Gallery grave found in Mardin ‘unique’ in the world
MARDİN – Demirören News Agency
A gallery grave dedicated to Roman warriors who died thousands of years ago in battles found in the ancient city of Dara in Turkey’s southeastern border province of Mardin is unprecedented and unique, officials have said.
Following anthropological examinations on the bones of some 3,000 people, which were stored thousands of years ago with the belief that they would “resurrect” someday, in the gallery grave, located 30 kilometers from central Mardin, have revealed the average age of humans was as young as 45 back then.
According to scientific research, Dara was founded in 507 by the attempts of the Roman Emperor Anastasius I (491-518) as a garrison city in order to protect the eastern border of the Eastern Roman Empire against the Sassanid.
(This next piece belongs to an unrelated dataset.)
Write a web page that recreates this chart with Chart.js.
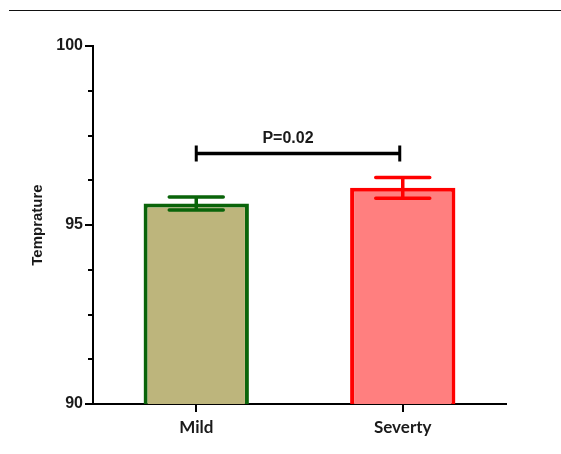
<!DOCTYPE html>
<html>
<head>
<meta charset="utf-8">
<script src="https://cdn.jsdelivr.net/npm/chart.js@4/dist/chart.umd.min.js"></script>
<style>
html, body { margin: 0; padding: 0; background: #fff; }
#wrap { position: relative; width: 561px; height: 454px; }
#rule { position: absolute; left: 9px; right: 0; top: 10px; border-top: 1.5px solid #111; }
canvas { position: absolute; left: 0; top: 0; }
</style>
</head>
<body>
<div id="wrap">
  <div id="rule"></div>
  <canvas id="chart" width="561" height="454"></canvas>
</div>
<script>
// ── Data ─────────────────────────────────────────────────────────
const categories = ['Mild', 'Severty'];
const meanTemp = [95.6, 96.04];
const semTemp = [0.18, 0.29];
const yMajorTicks = [90, 95, 100];
const pLabel = 'P=0.02';
const pBracketValue = 97.0;

// ── Design tokens ────────────────────────────────────────────────
const FILL = ['#bdb57c', '#ff7f7f'];
const BORDER = ['#0a640a', '#ff0000'];
const INK = '#1a1a1a';
const ARIAL = '"Liberation Sans", Arial, sans-serif';
const CAP = 27;

// error bars, P bracket and the short minor ticks on the y axis
const extras = {
    id: 'extras',
    afterDatasetsDraw(chart) {
        const ctx = chart.ctx;
        const y = chart.scales.y;
        const bars = chart.getDatasetMeta(0).data;
        ctx.save();
        ctx.lineCap = 'round';

        bars.forEach((bar, i) => {
            const top = y.getPixelForValue(meanTemp[i] + semTemp[i]);
            const bot = y.getPixelForValue(meanTemp[i] - semTemp[i]);
            ctx.strokeStyle = BORDER[i];
            ctx.lineWidth = 3.5;
            ctx.beginPath();
            ctx.moveTo(bar.x, top); ctx.lineTo(bar.x, bot);
            ctx.moveTo(bar.x - CAP, top); ctx.lineTo(bar.x + CAP, top);
            ctx.moveTo(bar.x - CAP, bot); ctx.lineTo(bar.x + CAP, bot);
            ctx.stroke();
        });

        // significance bracket
        const x1 = bars[0].x, x2 = bars[1].x - 3;
        const by = y.getPixelForValue(pBracketValue);
        ctx.strokeStyle = '#000';
        ctx.lineCap = 'butt';
        ctx.lineWidth = 3.5;
        ctx.beginPath();
        ctx.moveTo(x1, by); ctx.lineTo(x2, by);
        ctx.stroke();
        ctx.lineWidth = 3;
        ctx.beginPath();
        ctx.moveTo(x1, by - 8); ctx.lineTo(x1, by + 8);
        ctx.moveTo(x2, by - 8); ctx.lineTo(x2, by + 8);
        ctx.stroke();

        ctx.fillStyle = INK;
        ctx.font = 'bold 16px ' + ARIAL;
        ctx.textAlign = 'center';
        ctx.textBaseline = 'alphabetic';
        ctx.fillText(pLabel, (x1 + x2) / 2 - 10, by - 10);

        // minor ticks (shorter than the labelled ones)
        ctx.strokeStyle = '#000';
        ctx.lineWidth = 2;
        ctx.beginPath();
        for (const t of y.ticks) {
            if (yMajorTicks.includes(t.value)) continue;
            const py = Math.round(y.getPixelForValue(t.value));
            ctx.moveTo(chart.chartArea.left - 5, py);
            ctx.lineTo(chart.chartArea.left, py);
        }
        ctx.stroke();
        ctx.restore();
    },
};

new Chart(document.getElementById('chart').getContext('2d'), {
    type: 'bar',
    data: {
        labels: categories,
        datasets: [{
            data: meanTemp,
            backgroundColor: FILL,
            borderColor: BORDER,
            borderWidth: 4,
            categoryPercentage: 1,
            barPercentage: 0.51,
        }],
    },
    options: {
        responsive: false,
        animation: false,
        layout: { padding: { top: 46, right: 55, left: 0, bottom: 0 } },
        plugins: { legend: { display: false }, tooltip: { enabled: false } },
        scales: {
            x: {
                afterFit: s => { s.height = 50; },
                border: { color: '#000', width: 2 },
                grid: { offset: false, drawOnChartArea: false, tickLength: 8, lineWidth: 2, color: '#000' },
                ticks: {
                    color: INK,
                    padding: 5,
                    font: { family: 'Lato, "Open Sans", sans-serif', size: 17, weight: 'bold' },
                },
            },
            y: {
                min: 90,
                max: 100,
                afterFit: s => { s.width = 93; },
                border: { color: '#000', width: 2 },
                grid: {
                    drawOnChartArea: false,
                    tickLength: 8,
                    lineWidth: 2,
                    tickColor: c => yMajorTicks.includes(c.tick.value) ? '#000' : 'rgba(0,0,0,0)',
                },
                ticks: {
                    stepSize: 1.25,
                    padding: 2,
                    color: INK,
                    font: { family: ARIAL, size: 16, weight: 'bold' },
                    callback: v => yMajorTicks.includes(v) ? String(v) : '',
                },
                title: {
                    display: true,
                    text: 'Temprature',
                    color: INK,
                    padding: { top: 29, bottom: 0 },
                    font: { family: ARIAL, size: 15, weight: 'bold' },
                },
            },
        },
    },
    plugins: [extras],
});
</script>
</body>
</html>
Following works of blocks being removed from stone quarries, which are located in the vicinity (immediately west of the city), the city has been surrounded by a four-kilometer wall.
The city was built as an “inner castle.” To date, excavations in the city and outside of the city walls unearthed the remains of structures such as churches, palaces, an agora (bazaar), cisterns, houses, water channels, a water reservoir and graves.
Mardin Museum Director Nihat Erdoğan said the ancient city of Dara, known as Anastasiopolis in the beginning of the 6th century, was a garrison city with a huge cistern and wall systems.
He said the big gallery was located right next to another graveyard, called necropolis, just outside the ancient city.
“Dara excavations have been continuing since 1986. Professor Metin Ahunbay led the excavations for a while, and since 2009, as the Mardin Museum Directorate, we have been working in the necropolis area. As a result of a two-year excavation, the necropolis area was unearthed and grave typologies were determined. Some of the important grave typologies in this area were opened to visitors. The unique grave, called the ‘Gallery Grave’ in Dara, is very unique, and there is no similar one like it in the world. Roman soldiers, who returned from exile in 591 built this gallery grave and dedicated it to the Roman warriors who died in the war in 573. It is a bone collection area where bones in the battlefield were brought together. A unique tomb, where the prayers were performed in resurrection rituals, and the bones have been unearthed here. These rituals are still performed on Saturdays in Syriac churches. In fact, it is a memory that has been living since that day as an intangible cultural heritage. It is an important place in terms of faith tourism, too,” he said.
Bones of 3,000 people
Erdoğan said various grave types were found in the necropolis area, the restoration of which was completed, adding that the bones of 3,000 people were undergoing anthropological examination.
“The average age of the people at that time was 45. Because the graves on the upper floor were full, the bones were gathered and brought here for resurrection. There is an incredible Roman engineering within a single rock mass. They have created spaces by carving the rock; this three-storey structure was created this way. The main rock was carved and the space was created,” Erdoğan said.
Water used as weapon
Examinations carried out by experts revealed that water was used as a weapon in the ancient city of Dara. The Sassanid changed beds of water and the Romans created more than 10 huge cisterns by calculating the amount of water enough for 40,000 people. So far, excavations have been finished in three of them.
Erdoğan said that a liquid was used for waterproofing in the cisterns and a dam system was created this way. “The sudden opening of dam gates would repel enemy soldiers, and in this respect, was a rare technique.”
Excavations in Dara will continue for another 12 months.